Nel contesto della crisi europea, la Norvegia ricopre una posizione ambigua e scomoda sul piano politico: è il Paese dell’Alleanza Atlantica che più sta beneficiando dell’invasione russa in Ucraina. Infatti, ogni azione del Cremlino genera dividendi crescenti per la Norvegia: il maggiore produttore di idrocarburi d’Europa occidentale.
La Norvegia si trova, riporta il Corriere della Sera, a ricevere un “bonus” che potrebbe finire per valere circa il 5% del suo Pil all’anno.

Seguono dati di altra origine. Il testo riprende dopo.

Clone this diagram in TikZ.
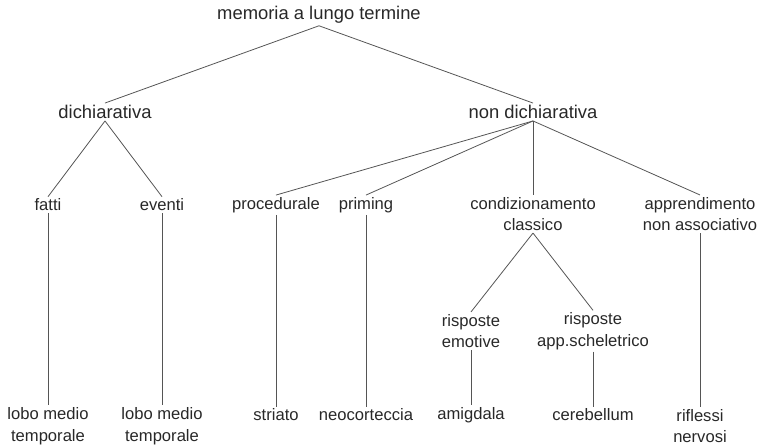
\documentclass[tikz,border=0pt]{standalone}
\usepackage{fontspec}
\setmainfont{Liberation Sans}
\usepackage{tikz}
\usetikzlibrary{positioning}
\definecolor{mtext}{RGB}{40,40,40}
\definecolor{mline}{RGB}{85,85,85}

\begin{document}
\begin{tikzpicture}[
  node distance=90pt and 60pt, on grid,
  every node/.style={font=\fontsize{16.6}{21.5}\selectfont},
  term/.style={text=mtext, align=center, inner xsep=2pt, inner ysep=2pt},
  headterm/.style={term, font=\fontsize{18.4}{22}\selectfont},
  link/.style={draw=mline, line width=0.8pt}
]
  \useasboundingbox (0,0) rectangle (758pt,-447pt);

  \node[headterm] (mem) at (319pt,-15pt) {memoria a lungo termine};
  \node[headterm, below left=97pt and 214pt of mem] (dich) {dichiarativa};
  \node[headterm, below right=97pt and 214pt of mem] (nondich) {non dichiarativa};

  \node[term, below left=93pt and 57pt of dich] (fatti) {fatti};
  \node[term, below right=93pt and 57pt of dich] (eventi) {eventi};
  \node[term, below left=93pt and 257pt of nondich] (proc) {procedurale};
  \node[term, below left=93pt and 167pt of nondich] (priming) {priming};
  \node[term, below=102pt of nondich] (cond) {condizionamento\\classico};
  \node[term, below right=102pt and 167pt of nondich] (appr) {apprendimento\\non associativo};

  \node[term, below left=117pt and 62pt of cond] (emot) {risposte\\emotive};
  \node[term, below right=117pt and 60pt of cond] (schel) {risposte\\app.scheletrico};

  \node[term, below=221pt of fatti] (lobo1) {lobo medio\\temporale};
  \node[term, below=221pt of eventi] (lobo2) {lobo medio\\temporale};
  \node[term, below=210pt of proc] (striato) {striato};
  \node[term, below=210pt of priming] (neo) {neocorteccia};
  \node[term, below=84pt of emot] (amig) {amigdala};
  \node[term, below=84pt of schel] (cereb) {cerebellum};
  \node[term, below=212pt of appr] (rifl) {riflessi\\nervosi};

  \draw[link] (mem.south) -- (dich.north);
  \draw[link] (mem.south) -- (nondich.north);
  \draw[link] (dich.south) -- (fatti.north);
  \draw[link] (dich.south) -- (eventi.north);
  \draw[link] (nondich.south) -- (proc.north);
  \draw[link] (nondich.south) -- (priming.north);
  \draw[link] (nondich.south) -- (cond.north);
  \draw[link] (nondich.south) -- (appr.north);
  \draw[link] (cond.south) -- (emot.north);
  \draw[link] (cond.south) -- (schel.north);

  \draw[link] (fatti) -- (lobo1);
  \draw[link] (eventi) -- (lobo2);
  \draw[link] (proc) -- (striato);
  \draw[link] (priming) -- (neo);
  \draw[link] (emot) -- (amig);
  \draw[link] (schel) -- (cereb);
  \draw[link] (appr) -- (rifl);
\end{tikzpicture}
\end{document}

Secondo i dati riportati da Eurostat, infatti, la crescita del fatturato delle forniture della Norvegia è quasi di dieci volte maggiore rispetto agli anni precedenti e corrisponde a un aumento di prezzo del mercato da meno di 20 euro per megawattora all’inizio del 2020, a circa 90 euro a megawattora all’inizio del 2022.
Non c’è dubbio, riporta Corriere, che l’azione e la volontà di Putin abbiano inciso su questi aumenti di prezzo. È ormai dimostrato che Gazprom ha deliberatamente ridotto le forniture per ostacolare gli stoccaggi in Europa e poi ha tagliato le spedizioni verso l’Europa.
Poco dopo l’inizio del conflitto, ad aprile, il prezzo del gas sfiorava i cento euro a megawattora e Equinor a Oslo incassava 2,2 miliardi di euro dai suoi partner europei: rispettivamente dieci e dodici volte di più rispetto al 2021 e 2020.
Come spiegato dal Corriere della Sera, l’enorme aumento dei ricavi dipende dall’applicazione di contratti che sono stati liberamente firmati dalle parti molto prima della guerra in Ucraina.
Resta comunque il paradosso del «bonus Putin» per cui la Norvegia continua ad arricchirsi grazie alle difficoltà del resto d’Europa, per la quale non hanno mai esteso un gesto di solidarietà finanziaria. È la dimostrazione, conclude il quotidiano, che un tetto al prezzo del gas riservato solo alle forniture russe non aiuterebbe granché: il bonus si trasferirebbe solo più a Ovest e più a Nord, mentre Germania e Italia rischiano di scivolare in recessione.